Result: You're rarely waiting more than 15 days for any payment. You have baseline income from retainers. And you have a buffer if something goes wrong.

Your cash flow problem goes away.


Practical Checklist for Better Cash Flow

Immediate Actions (This Month)

  • [ ] Add deposit requirement to your standard proposal template
  • [ ] Update contract to include "Work does not begin until deposit is received"
  • [ ] Calculate your break-even monthly expenses
  • [ ] Start a cash buffer savings account (even ₹1,000/month helps)

Short-term Actions (Next 3 Months)

  • [ ] Raise rates for Net 30+ terms (+3–5%)
  • [ ] Transition 2–3 clients to Net 15 terms
  • [ ] Propose milestone-based payment for your next large project
  • [ ] Track which clients pay on time vs. late (data for future decisions)

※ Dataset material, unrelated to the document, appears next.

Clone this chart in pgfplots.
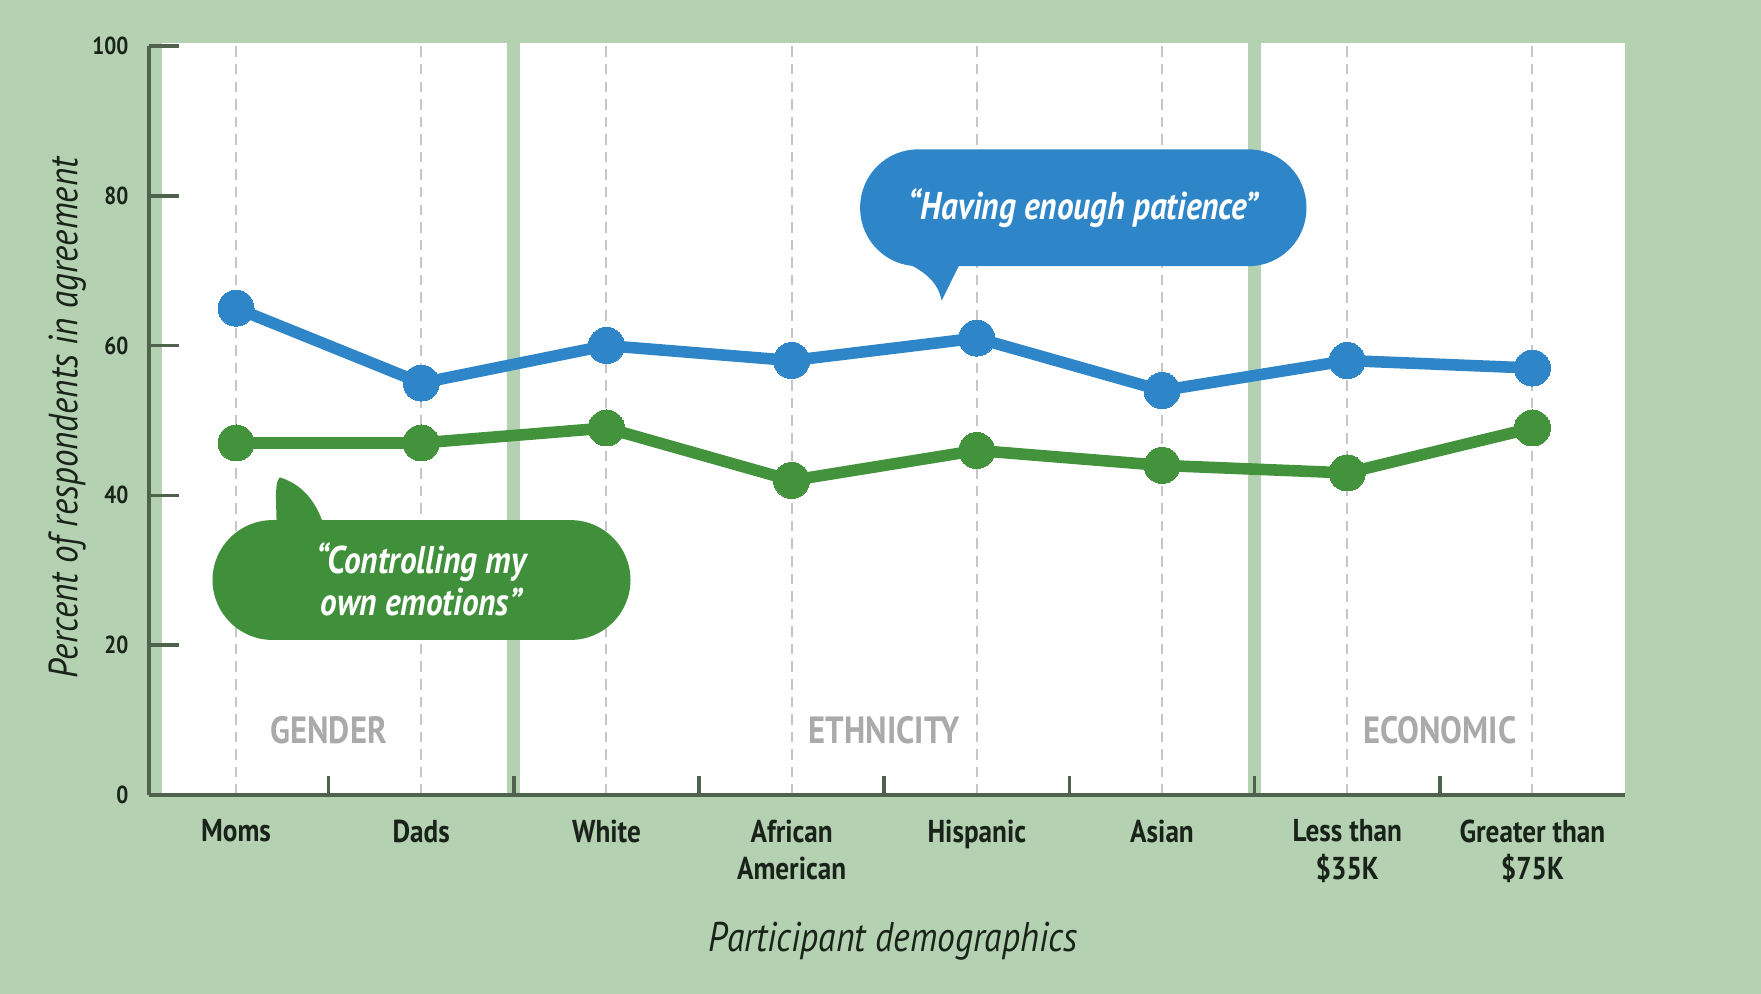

Long-term Actions (Next 6–12 Months)

  • [ ] Build 3-month cash buffer (₹60k buffer for ₹20k/month expenses)
  • [ ] Move 30% of income toward retainer-based clients
  • [ ] Use payment data to adjust deposit requirements (risky clients = 75% upfront)
  • [ ] Implement milestone billing as your standard

The Real Impact

Let's say you're a freelancer earning ₹12L/year (₹1L/month):

Before cash flow management:

  • Irregular income (₹0 some months, ₹3L others)
  • 60-day payment gaps
  • Stress, late bills, credit card debt to bridge gaps
  • Lose money chasing late payments

After implementing cash flow strategies:

  • 50% deposits reduce gaps from 60 to 30 days
  • Net 15 terms reduce gaps from 30 to 15 days
  • Milestones get you paid continuously
  • ₹3L retainer clients = stable baseline income
  • 3-month cash buffer eliminates monthly stress

Result: Same ₹12L annual income, but zero stress about paying rent.


Bottom line: Cash flow management isn't about earning more. It's about receiving what you've earned faster and smoother.

Start with deposits. Add Net 15 terms. Implement milestones on your next large project. Build a buffer.

Your stress will disappear faster than your cash flow problems.